The lines from the beginning of the records below through the one holding "PW, PH = R - L, B - T" are to be copied exactly; leave the pictures out.

start Recorded data

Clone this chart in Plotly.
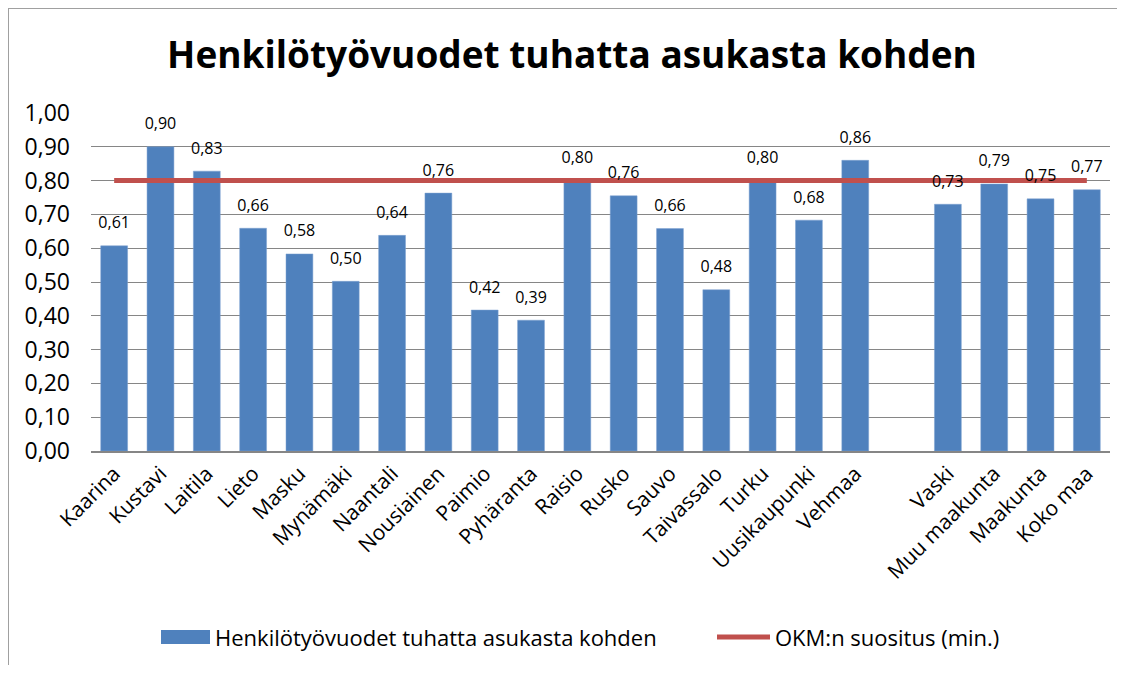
import plotly.graph_objects as go

categories = ["Kaarina", "Kustavi", "Laitila", "Lieto", "Masku", "Mynämäki", "Naantali",
              "Nousiainen", "Paimio", "Pyhäranta", "Raisio", "Rusko", "Sauvo", "Taivassalo",
              "Turku", "Uusikaupunki", "Vehmaa", " ", "Vaski", "Muu maakunta", "Maakunta", "Koko maa"]
values = [0.607, 0.90, 0.828, 0.659, 0.583, 0.502, 0.638, 0.763, 0.417, 0.387, 0.80, 0.755,
          0.658, 0.477, 0.80, 0.683, 0.86, None, 0.73, 0.79, 0.746, 0.773]
okm_values = [0.80, 0.80, 0.80, 0.80, 0.80, 0.80, 0.80, 0.80, 0.80, 0.80, 0.80, 0.80,
              0.80, 0.80, 0.80, 0.80, 0.80, 0.80, 0.80, 0.80, 0.80, 0.80]
y_ticks = [0.0, 0.1, 0.2, 0.3, 0.4, 0.5, 0.6, 0.7, 0.8, 0.9, 1.0]
bar_name = "Henkilötyövuodet tuhatta asukasta kohden"
line_name = "OKM:n suositus (min.)"

FONT = "Open Sans"
W, H = 1109, 657                  # page has an 8px body margin
L, R, T, B = 83, 1102, 105, 443   # plot area in figure pixels
PW, PH = R - L, B - T


def px(x):
    return (x - L) / PW


def py(y):
    return (B - y) / PH


BLUE = "#4F81BD"
RED = "#C0504D"

fig = go.Figure()
fig.add_trace(go.Bar(
    x=categories, y=values, name=bar_name,
    marker=dict(color=BLUE, line=dict(color="#7DA1D0", width=0.5)),
    showlegend=False,
))
fig.add_trace(go.Scatter(
    x=categories, y=okm_values, name=line_name, mode="lines",
    line=dict(color=RED, width=5), connectgaps=True, showlegend=False,
))
fig.add_trace(go.Scatter(
    x=categories, y=values, mode="markers+text", name="labels",
    marker=dict(size=20, color="rgba(0,0,0,0)"),
    texttemplate="%{y:.2f}", textposition="top center", cliponaxis=False,
    textfont=dict(family=FONT, size=16, color="#000000"),
    showlegend=False, hoverinfo="skip",
))

# legend drawn manually (fig pixel coords = screen - 8)
ly = 629
shapes = [
    dict(type="line", xref="paper", yref="paper",
         x0=px(0), x1=px(W + 20), y0=py(0), y1=py(0),
         line=dict(color="#A0A0A0", width=2), layer="below"),
    dict(type="line", xref="paper", yref="paper",
         x0=px(0), x1=px(0), y0=py(0), y1=py(H + 20),
         line=dict(color="#A0A0A0", width=2), layer="below"),
    dict(type="rect", xref="paper", yref="paper",
         x0=px(153), x1=px(202), y0=py(ly + 7), y1=py(ly - 7),
         line=dict(width=0), fillcolor=BLUE),
    dict(type="line", xref="paper", yref="paper",
         x0=px(709), x1=px(762), y0=py(ly), y1=py(ly),
         line=dict(color=RED, width=5)),
]
annotations = [
    dict(text=bar_name, xref="paper", yref="paper", x=px(205), y=py(ly),
         xanchor="left", yanchor="middle", showarrow=False,
         font=dict(family=FONT, size=22, color="#000000")),
    dict(text=line_name, xref="paper", yref="paper", x=px(765), y=py(ly),
         xanchor="left", yanchor="middle", showarrow=False,
         font=dict(family=FONT, size=22, color="#000000")),
]

fig.update_layout(
    width=W, height=H,
    separators=", ",
    paper_bgcolor="white", plot_bgcolor="white",
    margin=dict(l=L, r=W - R, t=T, b=H - B, autoexpand=False),
    bargap=0.42,
    font=dict(family=FONT, color="#000000"),
    title=dict(text="<b>Henkilötyövuodet tuhatta asukasta kohden</b>",
               xref="container", x=564 / W, xanchor="center", y=1 - 47 / H, yanchor="middle",
               font=dict(family=FONT, size=37, color="#000000")),
    showlegend=False,
    xaxis=dict(type="category", categoryorder="array", categoryarray=categories,
               range=[-0.5, len(categories) - 0.5],
               tickangle=-45, tickfont=dict(family=FONT, size=21),
               showline=True, linecolor="#868686", linewidth=2, ticks="", showgrid=False),
    yaxis=dict(range=[0, 1.0], tickvals=y_ticks, tickformat=".2f",
               tickfont=dict(family=FONT, size=23), ticklabelstandoff=20,
               showgrid=True, gridcolor="#868686", gridwidth=1, zeroline=False,
               showline=False, ticks="", ticklen=0),
    shapes=shapes,
    annotations=annotations,
)

fig.write_html("out.html")
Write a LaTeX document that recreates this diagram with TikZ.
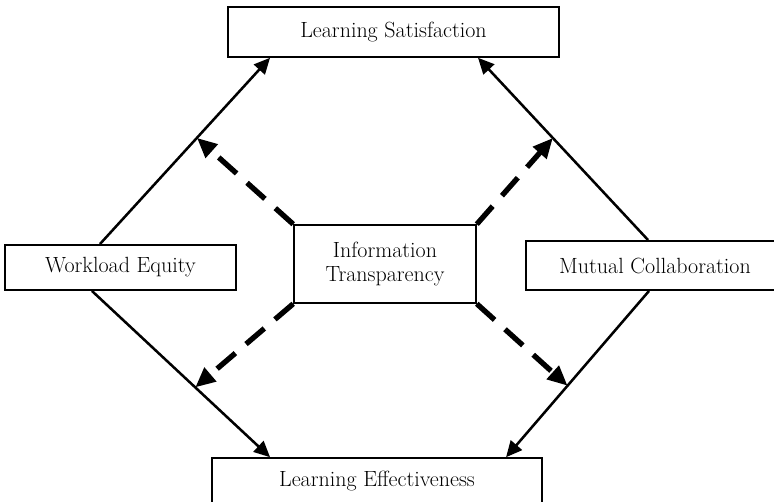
\documentclass[tikz,border=0pt]{standalone}
\usepackage{tikz}
\usetikzlibrary{calc,positioning}
\usetikzlibrary{arrows.meta}
\tikzset{>={Triangle[length=12pt,width=11pt]}}

\begin{document}
\begin{tikzpicture}[x=0.75pt,y=-0.75pt]
      %%%%%%%%%%%%%%%%%%%%%%%%%%%%%%%%%%%%%%%%%%%%%%%%%%
      %% outcomes, drivers and the mediating node
      %%%%%%%%%%%%%%%%%%%%%%%%%%%%%%%%%%%%%%%%%%%%%%%%%%
      \tikzstyle{bnode} = [draw, line width=1.2pt, rectangle, inner sep=2pt, align=center, font=\fontsize{16.5}{18}\selectfont]
      \tikzstyle{sedge} = [->, line width=1.9pt]
      \tikzstyle{dedge} = [-{Triangle[length=15pt,width=13pt]}, line width=4pt, dash pattern=on 18pt off 10.5pt]
      \useasboundingbox (0,0) rectangle (774,502);
      \node[bnode, minimum width=248pt, minimum height=37.5pt] (ls) at (393.5,32) {Learning Satisfaction};
      \node[bnode, minimum width=173pt, minimum height=34pt] (we) at (120.5,267.5) {Workload Equity};
      \node[bnode, minimum width=136.5pt, minimum height=58.5pt] (it) at (385,264) {Information\\ Transparency};
      \node[bnode, minimum width=193.5pt, minimum height=37pt] (mc) at (655,265.5) {Mutual Collaboration};
      \node[bnode, minimum width=247.5pt, minimum height=34.5pt] (le) at (377,481) {Learning Effectiveness};
      % end points of the direct paths
      \coordinate (we-n) at ([xshift=-15.4pt]we.north);
      \coordinate (we-s) at ([xshift=-21.4pt]we.south);
      \coordinate (mc-n) at ([xshift=-5.2pt]mc.north);
      \coordinate (mc-s) at ([xshift=-4.5pt]mc.south);
      \coordinate (ls-l) at ([xshift=-92.6pt]ls.south);
      \coordinate (ls-r) at ([xshift=63.4pt]ls.south);
      \coordinate (le-l) at ([xshift=-80.2pt]le.north);
      \coordinate (le-r) at ([xshift=96.8pt]le.north);
      \draw[sedge] (we-n) -- (ls-l);
      \draw[sedge] (mc-n) -- (ls-r);
      \draw[sedge] (we-s) -- (le-l);
      \draw[sedge] (mc-s) -- (le-r);
      % mediated paths end on the direct ones
      \draw[dedge] (it.north west) -- ($(we-n)!0.57!(ls-l)$);
      \draw[dedge] (it.north east) -- ($(mc-n)!0.56!(ls-r)$);
      \draw[dedge] (it.south west) -- ($(we-s)!0.58!(le-l)$);
      \draw[dedge] (it.south east) -- ($(mc-s)!0.57!(le-r)$);
    \end{tikzpicture}
\end{document}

end Recorded data

▶ [Response]:
Clone this chart in Plotly.
import plotly.graph_objects as go

categories = ["Kaarina", "Kustavi", "Laitila", "Lieto", "Masku", "Mynämäki", "Naantali",
              "Nousiainen", "Paimio", "Pyhäranta", "Raisio", "Rusko", "Sauvo", "Taivassalo",
              "Turku", "Uusikaupunki", "Vehmaa", " ", "Vaski", "Muu maakunta", "Maakunta", "Koko maa"]
values = [0.607, 0.90, 0.828, 0.659, 0.583, 0.502, 0.638, 0.763, 0.417, 0.387, 0.80, 0.755,
          0.658, 0.477, 0.80, 0.683, 0.86, None, 0.73, 0.79, 0.746, 0.773]
okm_values = [0.80, 0.80, 0.80, 0.80, 0.80, 0.80, 0.80, 0.80, 0.80, 0.80, 0.80, 0.80,
              0.80, 0.80, 0.80, 0.80, 0.80, 0.80, 0.80, 0.80, 0.80, 0.80]
y_ticks = [0.0, 0.1, 0.2, 0.3, 0.4, 0.5, 0.6, 0.7, 0.8, 0.9, 1.0]
bar_name = "Henkilötyövuodet tuhatta asukasta kohden"
line_name = "OKM:n suositus (min.)"

FONT = "Open Sans"
W, H = 1109, 657                  # page has an 8px body margin
L, R, T, B = 83, 1102, 105, 443   # plot area in figure pixels
PW, PH = R - L, B - T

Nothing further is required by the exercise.